Creative Struggles by Amy Lesko

In such a competitive industry, being a creative is a tough role. It can be hard to keep your head held high when you feel as if you're being constantly knocked back, and un-paid jobs seem to be the only way forward. So how do you keep yourself together when you're in a funk? And how do you approach the field of low-pay or none at all? We've composed an article on not-undercutting yourself and how to deal with the never ending battle of creative doubt.


Artwork by @katemoross

Artwork by @katemoross

Our good friends at HM Revenue and Customs (HMRC) have been cracking down on unpaid internships. In the design industry this practice is common and often exploitative, with it almost being a "right of passage" for you to get into the industry. Due to this somewhat crisis, HMRC has written over 550 warning letters to firms with unpaid workers, legally obligating them to pay their employees with the national minimum wage at the very least. These companies see unpaid interns as a benefit, why pay someone who will just do it for free?

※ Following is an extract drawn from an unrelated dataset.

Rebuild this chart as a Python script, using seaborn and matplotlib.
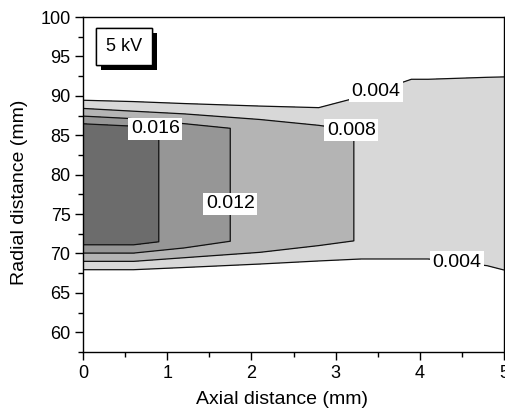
import numpy as np
import matplotlib
matplotlib.use("Agg")
import matplotlib.pyplot as plt
import matplotlib.patheffects as pe
from matplotlib.ticker import MultipleLocator
import seaborn as sns

# ---- data: probe columns along the axial direction ----
col_x = [0.0, 0.6, 1.2, 2.1, 2.8, 3.3, 3.9, 4.1, 4.8, 5.0]
peak = [0.019, 0.0175, 0.0145, 0.0104, 0.0095, 0.0077, 0.0070, 0.0068, 0.0066, 0.0065]
shoulder = [0.006, 0.006, 0.006, 0.006, 0.006, 0.006, 0.006, 0.006, 0.006, 0.006]
# radial positions (mm) of each column's profile nodes
bottom_zero = [66.87, 66.87, 66.98, 68.12, 66.75, 67.90, 67.90, 67.90, 66.95, 66.30]
bottom_shoulder = [68.475, 68.475, 68.84, 68.93, 70.20, 70.00, 70.00, 70.00, 69.20, 68.70]
bottom_peak = [71.89, 71.49, 71.475, 71.60, 71.60, 71.60, 71.60, 71.60, 71.60, 71.60]
top_peak = [85.72, 85.79, 85.695, 86.00, 85.60, 85.60, 85.60, 85.60, 85.60, 85.60]
top_shoulder = [88.89, 88.525, 88.33, 87.83, 87.13, 89.00, 91.00, 91.00, 91.20, 91.20]
top_zero = [90.54, 90.76, 90.40, 90.44, 91.24, 91.70, 94.30, 94.30, 94.65, 94.80]
radial_min, radial_max = 57.5, 100.0

levels = [0.004, 0.008, 0.012, 0.016]
fill_levels = levels + [0.03]
fill_colors = ["#d8d8d8", "#b4b4b4", "#969696", "#6c6c6c"]
label_text = "5 kV"
label_pos = [(0.86, 85.9), (1.75, 76.3), (3.19, 85.8), (3.48, 90.6), (4.44, 69.2)]

# ---- build the curvilinear grid ----
n = len(col_x)
zeros = [0.0] * n
Y = np.array([[radial_min] * n, bottom_zero, bottom_shoulder, bottom_peak,
              top_peak, top_shoulder, top_zero, [radial_max] * n])
Z = np.array([zeros, zeros, shoulder, peak, peak, shoulder, zeros, zeros])
X = np.tile(np.array(col_x), (Y.shape[0], 1))

sns.set_theme(style="ticks")
plt.rcParams["font.family"] = ["Liberation Sans", "DejaVu Sans"]
plt.rcParams["text.color"] = "black"
plt.rcParams["axes.labelcolor"] = "black"

fig = plt.figure(figsize=(5.05, 4.12), dpi=100)
ax = fig.add_axes([83 / 505, 1 - 352 / 412, (504 - 83) / 505, (352 - 17) / 412])

ax.contourf(X, Y, Z, levels=fill_levels, colors=fill_colors)
cs = ax.contour(X, Y, Z, levels=levels, colors="#111111", linewidths=0.9)
texts = ax.clabel(cs, levels=levels, manual=label_pos, inline=False,
                  fmt="%.3f", fontsize=14, colors="black")
for t in texts:
    t.set_rotation(0)
    t.set_color("black")
    t.set_bbox(dict(facecolor="white", edgecolor="none", pad=1.8))
    t.set_zorder(5)

ax.set_xlim(0, 5)
ax.set_ylim(radial_min, radial_max)
ax.xaxis.set_major_locator(MultipleLocator(1))
ax.xaxis.set_minor_locator(MultipleLocator(0.5))
ax.yaxis.set_major_locator(MultipleLocator(5))
ax.yaxis.set_minor_locator(MultipleLocator(2.5))
ax.tick_params(which="major", direction="out", length=6, width=1,
               labelsize=13, colors="black", pad=3)
ax.tick_params(which="minor", direction="out", length=3.5, width=1, colors="black")
ax.tick_params(top=False, right=False, which="both")
for s in ax.spines.values():
    s.set_color("black")
    s.set_linewidth(1.0)

ax.set_xlabel("Axial distance (mm)", fontsize=14, color="black")
ax.set_ylabel("Radial distance (mm)", fontsize=14, color="black")
ax.xaxis.set_label_coords(0.473, -0.115)
ax.yaxis.set_label_coords(-0.13, 0.478)

kv = ax.text(0.097, 0.913, label_text, transform=ax.transAxes, fontsize=13,
             ha="center", va="center", zorder=6, color="black",
             bbox=dict(boxstyle="square,pad=0.55", facecolor="white",
                       edgecolor="black", linewidth=1.0))
kv.get_bbox_patch().set_path_effects(
    [pe.withSimplePatchShadow(offset=(3.5, -4), shadow_rgbFace="black", alpha=1.0),
     pe.Normal()])

fig.savefig("out.png", dpi=100)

This needs to be clamped down. The government now allows you to make a complaint against unpaid practice. See an unpaid internship being offered? Find out more here and read your rights. However it isn't always so easy to say no to no pay. You may need the certain role to gain experience, get your foot in the door or just have something on your CV. In-fact Dick Powell, chairman of design charity D&AD, even stated that "Offer anything, do anything, work for nothing, make tea, carry bags, and learn, learn, learn." and believes that whatever you get, you will benefit from. But doesn't this just work in the interest of those who are in a fortunate enough position to not worry about bills, working 2 jobs and feeding themselves? What about those who want to break into the creative industry and cannot physically support themselves financially? Not all of us live in central London and have parents that can lend a hand. This is where the line is drawn.

If you see something unpaid, report it. If you're working unpaid, report it. This way the bar will be raised and companies will be expected to pay out. The more of us who say no, the more of us will benefit and have worth.

Further reading:


We speak to some of our artists about their experiences taking knock-backs, unpaid work and having confidence when breaking into the industry.

Artwork by @jacquelinecolley

Artwork by @jacquelinecolley

I think creatives often have to nurture a sense of self worth especially as knock backs are so common. I like to do an exercise where I will write a bunch of emails with submissions or ideas I won't necessarily get any responses but the idea is that I almost forget who I've contacted. I've written so many that I'm not focussing on one specific one that I didn't get a response from! That's my weird way of dealing with rejection!

- Jacqueline Colley

When looking for inspiration I try to look at all kinds of art, not just art I think is "mind-blowingly amazing". It's too easy to be discouraged by amazing art — you need to balance things out and remember that what you're doing is pretty good too! Creative self-worth can be tricky sometimes, especially when you're just starting out! I think it's important to try to keep one's head cool though, and even if it seems scary to say no to an offer, if it's a bad one I'd say give it a pass. Generally speaking, I try to work with clients I respect and who I feel respect me back as an artist — after all, as creatives we can do something not everyone can do, and we should be proud of that!

- Mei Støyva

"Just because I love what I do, doesn't mean I have to do it for free"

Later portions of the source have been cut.